STATED PROBLEM
Render the following material again verbatim, leaving nothing out.

DATASET EXTRACT
- - - -
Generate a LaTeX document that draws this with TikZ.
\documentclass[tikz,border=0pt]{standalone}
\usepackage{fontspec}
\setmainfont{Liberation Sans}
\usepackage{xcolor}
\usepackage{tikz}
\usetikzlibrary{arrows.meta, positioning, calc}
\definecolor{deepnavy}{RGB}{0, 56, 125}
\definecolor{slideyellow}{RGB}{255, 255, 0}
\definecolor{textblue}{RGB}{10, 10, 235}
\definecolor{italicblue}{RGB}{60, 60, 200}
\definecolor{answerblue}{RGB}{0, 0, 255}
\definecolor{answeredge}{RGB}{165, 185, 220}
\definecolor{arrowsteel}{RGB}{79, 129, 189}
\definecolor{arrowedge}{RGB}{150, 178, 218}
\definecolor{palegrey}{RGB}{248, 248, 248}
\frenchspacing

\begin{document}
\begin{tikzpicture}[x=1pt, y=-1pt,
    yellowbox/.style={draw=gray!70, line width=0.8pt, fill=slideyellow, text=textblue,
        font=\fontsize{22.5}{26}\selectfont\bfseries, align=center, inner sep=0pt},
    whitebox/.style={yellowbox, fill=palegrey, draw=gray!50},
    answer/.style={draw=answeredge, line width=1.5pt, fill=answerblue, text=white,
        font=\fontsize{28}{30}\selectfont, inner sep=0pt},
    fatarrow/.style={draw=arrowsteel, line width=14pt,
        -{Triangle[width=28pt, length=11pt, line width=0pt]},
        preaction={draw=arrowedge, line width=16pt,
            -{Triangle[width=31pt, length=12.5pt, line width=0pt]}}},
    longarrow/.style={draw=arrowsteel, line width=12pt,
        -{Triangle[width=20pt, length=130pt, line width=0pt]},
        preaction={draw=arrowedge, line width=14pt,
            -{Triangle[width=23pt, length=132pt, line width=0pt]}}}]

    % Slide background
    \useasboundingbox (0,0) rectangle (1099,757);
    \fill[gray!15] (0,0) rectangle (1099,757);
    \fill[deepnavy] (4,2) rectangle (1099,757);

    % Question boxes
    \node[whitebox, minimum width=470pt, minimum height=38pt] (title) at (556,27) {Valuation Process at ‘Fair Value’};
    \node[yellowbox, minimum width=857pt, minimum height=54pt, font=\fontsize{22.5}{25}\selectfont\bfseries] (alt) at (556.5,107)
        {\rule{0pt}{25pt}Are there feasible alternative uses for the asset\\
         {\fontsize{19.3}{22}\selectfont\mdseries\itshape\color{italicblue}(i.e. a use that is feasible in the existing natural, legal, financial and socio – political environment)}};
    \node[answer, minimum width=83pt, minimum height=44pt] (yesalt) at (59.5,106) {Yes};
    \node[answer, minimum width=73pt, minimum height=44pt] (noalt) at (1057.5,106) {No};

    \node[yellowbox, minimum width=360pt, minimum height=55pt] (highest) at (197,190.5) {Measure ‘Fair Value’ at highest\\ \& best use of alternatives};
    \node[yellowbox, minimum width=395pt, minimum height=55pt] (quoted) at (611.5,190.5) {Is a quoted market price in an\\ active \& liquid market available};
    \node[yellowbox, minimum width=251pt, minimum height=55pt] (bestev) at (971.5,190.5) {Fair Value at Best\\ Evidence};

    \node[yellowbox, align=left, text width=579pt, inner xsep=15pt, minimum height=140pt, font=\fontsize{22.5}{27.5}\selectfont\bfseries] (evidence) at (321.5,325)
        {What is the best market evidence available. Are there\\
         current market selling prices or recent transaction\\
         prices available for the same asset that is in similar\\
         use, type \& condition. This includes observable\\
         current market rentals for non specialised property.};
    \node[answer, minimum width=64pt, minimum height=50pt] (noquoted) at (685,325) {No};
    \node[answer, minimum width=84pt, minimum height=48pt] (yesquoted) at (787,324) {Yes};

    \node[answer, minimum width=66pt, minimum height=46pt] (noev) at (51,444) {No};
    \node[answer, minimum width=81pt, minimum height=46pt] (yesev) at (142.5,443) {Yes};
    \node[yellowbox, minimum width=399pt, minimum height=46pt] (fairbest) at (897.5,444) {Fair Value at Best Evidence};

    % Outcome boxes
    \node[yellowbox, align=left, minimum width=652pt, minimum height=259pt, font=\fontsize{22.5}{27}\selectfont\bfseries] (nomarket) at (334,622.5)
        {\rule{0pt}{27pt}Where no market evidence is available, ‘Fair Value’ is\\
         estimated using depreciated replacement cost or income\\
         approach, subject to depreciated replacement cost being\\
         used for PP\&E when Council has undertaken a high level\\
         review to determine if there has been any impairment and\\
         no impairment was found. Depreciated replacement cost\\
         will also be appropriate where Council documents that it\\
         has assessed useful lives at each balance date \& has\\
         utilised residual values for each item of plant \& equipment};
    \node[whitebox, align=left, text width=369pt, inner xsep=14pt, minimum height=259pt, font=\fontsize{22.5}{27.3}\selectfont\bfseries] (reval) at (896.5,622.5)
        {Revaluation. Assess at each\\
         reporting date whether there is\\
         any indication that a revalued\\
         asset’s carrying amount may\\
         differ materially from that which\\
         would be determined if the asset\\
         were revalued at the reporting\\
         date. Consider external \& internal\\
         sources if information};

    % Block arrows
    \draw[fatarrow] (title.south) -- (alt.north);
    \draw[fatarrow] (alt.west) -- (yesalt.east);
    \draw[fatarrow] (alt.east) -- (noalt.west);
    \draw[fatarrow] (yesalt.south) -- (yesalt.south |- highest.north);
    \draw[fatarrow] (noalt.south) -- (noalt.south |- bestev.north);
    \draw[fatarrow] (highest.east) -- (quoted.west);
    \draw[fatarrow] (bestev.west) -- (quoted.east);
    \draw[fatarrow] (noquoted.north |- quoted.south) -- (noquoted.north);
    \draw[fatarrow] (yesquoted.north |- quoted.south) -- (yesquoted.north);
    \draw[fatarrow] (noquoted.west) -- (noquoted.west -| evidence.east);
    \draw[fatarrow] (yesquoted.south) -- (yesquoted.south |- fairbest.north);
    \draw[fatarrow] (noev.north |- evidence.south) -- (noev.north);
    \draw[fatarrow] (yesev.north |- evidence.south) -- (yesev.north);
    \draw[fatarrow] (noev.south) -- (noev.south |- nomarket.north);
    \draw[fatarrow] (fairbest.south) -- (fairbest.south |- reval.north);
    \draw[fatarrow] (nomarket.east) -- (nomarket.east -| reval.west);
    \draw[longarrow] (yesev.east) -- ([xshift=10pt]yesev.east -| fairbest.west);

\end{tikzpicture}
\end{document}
- - - -
EXERCISE RESPONSE
Generate a LaTeX document that draws this with TikZ.
\documentclass[tikz,border=0pt]{standalone}
\usepackage{fontspec}
\setmainfont{Liberation Sans}
\usepackage{xcolor}
\usepackage{tikz}
\usetikzlibrary{arrows.meta, positioning, calc}
\definecolor{deepnavy}{RGB}{0, 56, 125}
\definecolor{slideyellow}{RGB}{255, 255, 0}
\definecolor{textblue}{RGB}{10, 10, 235}
\definecolor{italicblue}{RGB}{60, 60, 200}
\definecolor{answerblue}{RGB}{0, 0, 255}
\definecolor{answeredge}{RGB}{165, 185, 220}
\definecolor{arrowsteel}{RGB}{79, 129, 189}
\definecolor{arrowedge}{RGB}{150, 178, 218}
\definecolor{palegrey}{RGB}{248, 248, 248}
\frenchspacing

\begin{document}
\begin{tikzpicture}[x=1pt, y=-1pt,
    yellowbox/.style={draw=gray!70, line width=0.8pt, fill=slideyellow, text=textblue,
        font=\fontsize{22.5}{26}\selectfont\bfseries, align=center, inner sep=0pt},
    whitebox/.style={yellowbox, fill=palegrey, draw=gray!50},
    answer/.style={draw=answeredge, line width=1.5pt, fill=answerblue, text=white,
        font=\fontsize{28}{30}\selectfont, inner sep=0pt},
    fatarrow/.style={draw=arrowsteel, line width=14pt,
        -{Triangle[width=28pt, length=11pt, line width=0pt]},
        preaction={draw=arrowedge, line width=16pt,
            -{Triangle[width=31pt, length=12.5pt, line width=0pt]}}},
    longarrow/.style={draw=arrowsteel, line width=12pt,
        -{Triangle[width=20pt, length=130pt, line width=0pt]},
        preaction={draw=arrowedge, line width=14pt,
            -{Triangle[width=23pt, length=132pt, line width=0pt]}}}]

    % Slide background
    \useasboundingbox (0,0) rectangle (1099,757);
    \fill[gray!15] (0,0) rectangle (1099,757);
    \fill[deepnavy] (4,2) rectangle (1099,757);

    % Question boxes
    \node[whitebox, minimum width=470pt, minimum height=38pt] (title) at (556,27) {Valuation Process at ‘Fair Value’};
    \node[yellowbox, minimum width=857pt, minimum height=54pt, font=\fontsize{22.5}{25}\selectfont\bfseries] (alt) at (556.5,107)
        {\rule{0pt}{25pt}Are there feasible alternative uses for the asset\\
         {\fontsize{19.3}{22}\selectfont\mdseries\itshape\color{italicblue}(i.e. a use that is feasible in the existing natural, legal, financial and socio – political environment)}};
    \node[answer, minimum width=83pt, minimum height=44pt] (yesalt) at (59.5,106) {Yes};
    \node[answer, minimum width=73pt, minimum height=44pt] (noalt) at (1057.5,106) {No};

    \node[yellowbox, minimum width=360pt, minimum height=55pt] (highest) at (197,190.5) {Measure ‘Fair Value’ at highest\\ \& best use of alternatives};
    \node[yellowbox, minimum width=395pt, minimum height=55pt] (quoted) at (611.5,190.5) {Is a quoted market price in an\\ active \& liquid market available};
    \node[yellowbox, minimum width=251pt, minimum height=55pt] (bestev) at (971.5,190.5) {Fair Value at Best\\ Evidence};

    \node[yellowbox, align=left, text width=579pt, inner xsep=15pt, minimum height=140pt, font=\fontsize{22.5}{27.5}\selectfont\bfseries] (evidence) at (321.5,325)
        {What is the best market evidence available. Are there\\
         current market selling prices or recent transaction\\
         prices available for the same asset that is in similar\\
         use, type \& condition. This includes observable\\
         current market rentals for non specialised property.};
    \node[answer, minimum width=64pt, minimum height=50pt] (noquoted) at (685,325) {No};
    \node[answer, minimum width=84pt, minimum height=48pt] (yesquoted) at (787,324) {Yes};

    \node[answer, minimum width=66pt, minimum height=46pt] (noev) at (51,444) {No};
    \node[answer, minimum width=81pt, minimum height=46pt] (yesev) at (142.5,443) {Yes};
    \node[yellowbox, minimum width=399pt, minimum height=46pt] (fairbest) at (897.5,444) {Fair Value at Best Evidence};

    % Outcome boxes
    \node[yellowbox, align=left, minimum width=652pt, minimum height=259pt, font=\fontsize{22.5}{27}\selectfont\bfseries] (nomarket) at (334,622.5)
        {\rule{0pt}{27pt}Where no market evidence is available, ‘Fair Value’ is\\
         estimated using depreciated replacement cost or income\\
         approach, subject to depreciated replacement cost being\\
         used for PP\&E when Council has undertaken a high level\\
         review to determine if there has been any impairment and\\
         no impairment was found. Depreciated replacement cost\\
         will also be appropriate where Council documents that it\\
         has assessed useful lives at each balance date \& has\\
         utilised residual values for each item of plant \& equipment};
    \node[whitebox, align=left, text width=369pt, inner xsep=14pt, minimum height=259pt, font=\fontsize{22.5}{27.3}\selectfont\bfseries] (reval) at (896.5,622.5)
        {Revaluation. Assess at each\\
         reporting date whether there is\\
         any indication that a revalued\\
         asset’s carrying amount may\\
         differ materially from that which\\
         would be determined if the asset\\
         were revalued at the reporting\\
         date. Consider external \& internal\\
         sources if information};

    % Block arrows
    \draw[fatarrow] (title.south) -- (alt.north);
    \draw[fatarrow] (alt.west) -- (yesalt.east);
    \draw[fatarrow] (alt.east) -- (noalt.west);
    \draw[fatarrow] (yesalt.south) -- (yesalt.south |- highest.north);
    \draw[fatarrow] (noalt.south) -- (noalt.south |- bestev.north);
    \draw[fatarrow] (highest.east) -- (quoted.west);
    \draw[fatarrow] (bestev.west) -- (quoted.east);
    \draw[fatarrow] (noquoted.north |- quoted.south) -- (noquoted.north);
    \draw[fatarrow] (yesquoted.north |- quoted.south) -- (yesquoted.north);
    \draw[fatarrow] (noquoted.west) -- (noquoted.west -| evidence.east);
    \draw[fatarrow] (yesquoted.south) -- (yesquoted.south |- fairbest.north);
    \draw[fatarrow] (noev.north |- evidence.south) -- (noev.north);
    \draw[fatarrow] (yesev.north |- evidence.south) -- (yesev.north);
    \draw[fatarrow] (noev.south) -- (noev.south |- nomarket.north);
    \draw[fatarrow] (fairbest.south) -- (fairbest.south |- reval.north);
    \draw[fatarrow] (nomarket.east) -- (nomarket.east -| reval.west);
    \draw[longarrow] (yesev.east) -- ([xshift=10pt]yesev.east -| fairbest.west);

\end{tikzpicture}
\end{document}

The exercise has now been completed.